#### Source data ####
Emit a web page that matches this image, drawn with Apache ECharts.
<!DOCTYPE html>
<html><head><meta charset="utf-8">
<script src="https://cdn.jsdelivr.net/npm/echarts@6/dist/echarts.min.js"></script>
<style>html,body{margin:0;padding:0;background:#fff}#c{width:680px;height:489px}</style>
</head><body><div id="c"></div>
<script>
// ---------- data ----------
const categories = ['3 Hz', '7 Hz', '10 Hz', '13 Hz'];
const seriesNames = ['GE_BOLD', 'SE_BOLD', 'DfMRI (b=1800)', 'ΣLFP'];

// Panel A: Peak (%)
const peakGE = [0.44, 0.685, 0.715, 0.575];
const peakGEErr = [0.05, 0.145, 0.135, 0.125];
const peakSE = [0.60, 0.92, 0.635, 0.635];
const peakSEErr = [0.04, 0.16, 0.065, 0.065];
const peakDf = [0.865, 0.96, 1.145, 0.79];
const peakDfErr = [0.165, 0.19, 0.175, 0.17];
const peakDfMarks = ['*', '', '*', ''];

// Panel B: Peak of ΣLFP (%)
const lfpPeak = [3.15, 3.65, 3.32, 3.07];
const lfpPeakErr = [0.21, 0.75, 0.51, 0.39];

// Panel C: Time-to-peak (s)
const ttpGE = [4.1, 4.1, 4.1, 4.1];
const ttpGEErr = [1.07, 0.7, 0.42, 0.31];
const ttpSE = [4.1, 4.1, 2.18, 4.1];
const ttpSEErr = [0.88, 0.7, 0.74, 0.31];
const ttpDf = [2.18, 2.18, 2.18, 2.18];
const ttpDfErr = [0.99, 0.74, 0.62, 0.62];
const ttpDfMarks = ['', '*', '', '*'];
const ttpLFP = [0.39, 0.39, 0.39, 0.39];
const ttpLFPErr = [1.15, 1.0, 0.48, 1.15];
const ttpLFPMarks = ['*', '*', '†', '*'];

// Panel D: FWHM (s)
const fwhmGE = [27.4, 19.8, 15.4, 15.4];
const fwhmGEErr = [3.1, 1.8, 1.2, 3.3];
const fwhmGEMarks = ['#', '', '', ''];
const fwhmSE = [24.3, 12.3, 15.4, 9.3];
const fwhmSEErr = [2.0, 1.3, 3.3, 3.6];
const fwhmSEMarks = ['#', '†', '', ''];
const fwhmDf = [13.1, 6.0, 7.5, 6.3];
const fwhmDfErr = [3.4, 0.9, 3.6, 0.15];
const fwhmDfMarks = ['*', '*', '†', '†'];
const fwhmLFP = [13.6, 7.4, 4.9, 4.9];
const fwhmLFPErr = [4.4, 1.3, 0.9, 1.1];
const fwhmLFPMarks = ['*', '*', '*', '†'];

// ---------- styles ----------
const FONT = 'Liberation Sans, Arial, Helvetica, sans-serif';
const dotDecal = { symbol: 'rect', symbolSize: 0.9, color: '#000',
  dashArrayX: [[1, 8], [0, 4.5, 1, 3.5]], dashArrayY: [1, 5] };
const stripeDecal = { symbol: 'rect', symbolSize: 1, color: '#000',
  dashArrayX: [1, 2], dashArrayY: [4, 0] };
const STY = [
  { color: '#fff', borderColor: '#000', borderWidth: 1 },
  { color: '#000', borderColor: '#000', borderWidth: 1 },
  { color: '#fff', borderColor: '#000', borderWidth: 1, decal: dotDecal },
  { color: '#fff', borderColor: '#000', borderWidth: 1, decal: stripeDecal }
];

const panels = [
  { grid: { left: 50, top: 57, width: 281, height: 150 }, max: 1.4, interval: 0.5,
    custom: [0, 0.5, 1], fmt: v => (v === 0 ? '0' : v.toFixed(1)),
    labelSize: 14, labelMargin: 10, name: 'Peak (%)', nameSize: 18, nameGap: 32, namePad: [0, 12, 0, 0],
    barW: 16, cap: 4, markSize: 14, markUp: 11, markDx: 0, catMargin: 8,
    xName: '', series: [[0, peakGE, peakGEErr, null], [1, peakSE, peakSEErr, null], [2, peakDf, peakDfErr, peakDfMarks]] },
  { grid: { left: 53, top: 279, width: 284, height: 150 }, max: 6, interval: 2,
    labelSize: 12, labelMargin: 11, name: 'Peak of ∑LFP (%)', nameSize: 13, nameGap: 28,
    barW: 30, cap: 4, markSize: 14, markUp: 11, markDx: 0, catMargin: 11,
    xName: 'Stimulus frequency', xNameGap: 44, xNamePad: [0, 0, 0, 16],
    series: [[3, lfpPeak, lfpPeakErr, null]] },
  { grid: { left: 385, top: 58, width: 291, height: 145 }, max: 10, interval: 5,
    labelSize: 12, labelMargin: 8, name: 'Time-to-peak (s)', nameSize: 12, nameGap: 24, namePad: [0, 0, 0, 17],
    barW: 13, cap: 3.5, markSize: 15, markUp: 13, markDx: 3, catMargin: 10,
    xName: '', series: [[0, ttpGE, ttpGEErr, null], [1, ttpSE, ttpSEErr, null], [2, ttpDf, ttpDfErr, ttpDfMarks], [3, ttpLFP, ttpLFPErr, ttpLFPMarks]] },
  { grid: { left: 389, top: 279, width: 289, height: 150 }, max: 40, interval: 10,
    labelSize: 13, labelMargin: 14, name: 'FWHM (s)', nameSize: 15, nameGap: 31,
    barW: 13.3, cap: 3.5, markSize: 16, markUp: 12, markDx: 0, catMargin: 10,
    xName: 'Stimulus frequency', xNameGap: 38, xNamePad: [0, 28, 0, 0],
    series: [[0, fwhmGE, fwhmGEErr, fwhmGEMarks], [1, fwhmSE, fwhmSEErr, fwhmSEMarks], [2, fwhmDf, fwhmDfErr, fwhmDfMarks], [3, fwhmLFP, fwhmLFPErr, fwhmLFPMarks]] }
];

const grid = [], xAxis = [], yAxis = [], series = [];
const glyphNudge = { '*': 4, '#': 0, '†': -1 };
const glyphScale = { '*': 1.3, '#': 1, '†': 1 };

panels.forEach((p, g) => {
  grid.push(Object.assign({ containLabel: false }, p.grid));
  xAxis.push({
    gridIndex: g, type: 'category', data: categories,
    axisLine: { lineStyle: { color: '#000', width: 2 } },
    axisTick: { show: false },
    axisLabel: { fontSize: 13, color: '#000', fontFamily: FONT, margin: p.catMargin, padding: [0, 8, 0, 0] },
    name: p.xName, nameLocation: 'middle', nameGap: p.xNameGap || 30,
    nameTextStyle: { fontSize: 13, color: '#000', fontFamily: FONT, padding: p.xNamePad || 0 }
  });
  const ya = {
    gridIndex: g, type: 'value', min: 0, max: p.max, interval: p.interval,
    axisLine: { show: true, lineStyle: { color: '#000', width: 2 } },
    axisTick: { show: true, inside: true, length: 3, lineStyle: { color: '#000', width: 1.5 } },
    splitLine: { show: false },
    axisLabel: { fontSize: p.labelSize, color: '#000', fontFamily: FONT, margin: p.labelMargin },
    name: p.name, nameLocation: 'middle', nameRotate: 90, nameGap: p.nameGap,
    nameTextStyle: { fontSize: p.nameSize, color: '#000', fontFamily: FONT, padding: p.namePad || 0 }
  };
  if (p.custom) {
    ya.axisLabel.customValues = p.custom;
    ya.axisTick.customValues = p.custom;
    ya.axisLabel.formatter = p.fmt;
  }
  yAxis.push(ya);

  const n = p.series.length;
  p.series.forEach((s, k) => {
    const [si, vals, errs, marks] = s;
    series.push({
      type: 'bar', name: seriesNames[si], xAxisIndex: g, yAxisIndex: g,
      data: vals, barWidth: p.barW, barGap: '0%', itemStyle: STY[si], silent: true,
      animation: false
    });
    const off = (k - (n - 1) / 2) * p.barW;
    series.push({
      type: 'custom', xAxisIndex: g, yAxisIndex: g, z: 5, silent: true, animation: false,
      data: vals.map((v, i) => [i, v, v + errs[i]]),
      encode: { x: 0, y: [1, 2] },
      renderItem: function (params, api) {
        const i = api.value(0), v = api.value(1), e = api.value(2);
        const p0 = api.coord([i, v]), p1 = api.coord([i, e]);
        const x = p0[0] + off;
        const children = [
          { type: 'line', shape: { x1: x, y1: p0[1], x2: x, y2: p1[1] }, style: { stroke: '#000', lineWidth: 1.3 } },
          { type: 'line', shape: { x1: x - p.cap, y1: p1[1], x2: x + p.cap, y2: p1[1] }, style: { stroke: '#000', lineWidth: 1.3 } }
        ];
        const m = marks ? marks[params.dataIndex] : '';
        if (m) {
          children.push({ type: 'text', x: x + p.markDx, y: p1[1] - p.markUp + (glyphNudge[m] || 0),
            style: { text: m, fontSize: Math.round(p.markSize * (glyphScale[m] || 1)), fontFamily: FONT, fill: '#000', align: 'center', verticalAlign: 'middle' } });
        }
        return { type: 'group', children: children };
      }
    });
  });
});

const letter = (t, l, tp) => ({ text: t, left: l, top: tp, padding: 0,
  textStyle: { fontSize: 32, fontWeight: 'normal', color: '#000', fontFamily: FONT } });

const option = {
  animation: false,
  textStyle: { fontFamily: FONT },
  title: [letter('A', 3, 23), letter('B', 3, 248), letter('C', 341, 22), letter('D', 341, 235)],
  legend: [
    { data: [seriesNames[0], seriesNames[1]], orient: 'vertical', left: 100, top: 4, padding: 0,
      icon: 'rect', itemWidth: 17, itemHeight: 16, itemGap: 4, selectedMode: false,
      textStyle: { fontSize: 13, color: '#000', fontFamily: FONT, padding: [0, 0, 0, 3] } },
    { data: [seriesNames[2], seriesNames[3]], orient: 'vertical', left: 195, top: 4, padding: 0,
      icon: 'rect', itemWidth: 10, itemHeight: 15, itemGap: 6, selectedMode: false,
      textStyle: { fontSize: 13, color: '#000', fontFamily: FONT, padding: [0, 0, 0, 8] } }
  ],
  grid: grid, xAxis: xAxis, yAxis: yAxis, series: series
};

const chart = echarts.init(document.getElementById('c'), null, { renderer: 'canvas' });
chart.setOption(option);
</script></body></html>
####
**To do**
Without changing anything, quote the lines from the top of the data to the line that contains "const seriesNames = ['GE_BOLD', 'SE_BOLD', 'DfMRI", including that line.

**Task result**
Emit a web page that matches this image, drawn with Apache ECharts.
<!DOCTYPE html>
<html><head><meta charset="utf-8">
<script src="https://cdn.jsdelivr.net/npm/echarts@6/dist/echarts.min.js"></script>
<style>html,body{margin:0;padding:0;background:#fff}#c{width:680px;height:489px}</style>
</head><body><div id="c"></div>
<script>
// ---------- data ----------
const categories = ['3 Hz', '7 Hz', '10 Hz', '13 Hz'];
const seriesNames = ['GE_BOLD', 'SE_BOLD', 'DfMRI (b=1800)', 'ΣLFP'];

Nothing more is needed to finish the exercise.